There can’t be any new products fashioned from the material in Sweetwater until someone takes ownership of the problem that GFS has apparently abandoned. The State of Texas could take charge, but its wheels of justice are turning much slower than Iowa’s. In late 2022, the Texas Commission on Environmental Quality fined GFS $10,255 and gave it a year to obtain a permit to store industrial solid waste. That year lapsed in November, and the company never finished paying the fine.

A couple of weeks after TCEQ’s deadline, GFS filed for a solid-waste recycling permit. The effort appears slapdash. In response to a question on the application that asks how the material will be recycled, Lilly wrote that the blades will be cut into three-by-five-foot sections, then “these pieces will be fed into a shred,” the sentence abruptly ending there, without even a period.
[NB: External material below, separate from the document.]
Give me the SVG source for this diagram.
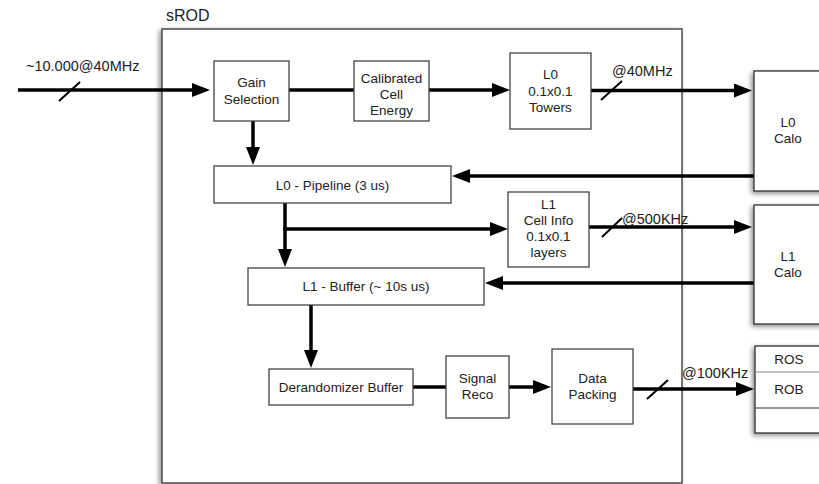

The state rejected the permit, noting that the proposed activities were for storing and processing blades, not recycling. Nearly six months later, the matter has not been turned over to the Texas attorney general. “Global Fiberglass is in active communication with TCEQ on efforts underway to return to compliance,” an agency spokesman told Texas Monthly in an email. The matter remains in limbo.

Morrow, the Nolan County attorney, has given up on expecting TCEQ or the attorney general to ride to the rescue. “We have waited, and the state has not intervened to enforce their order,” she said. Nolan County and the City of Sweetwater have begun talks on a public-private collaboration to fix the mess, but they declined to say with whom, citing ongoing negotiations.

The solution will require legal and engineering expertise that Morrow’s office doesn’t have, but she said there is no other option. Otherwise, the Sweetwater dumps could long remain symbols of bureaucratic futility and lost opportunity.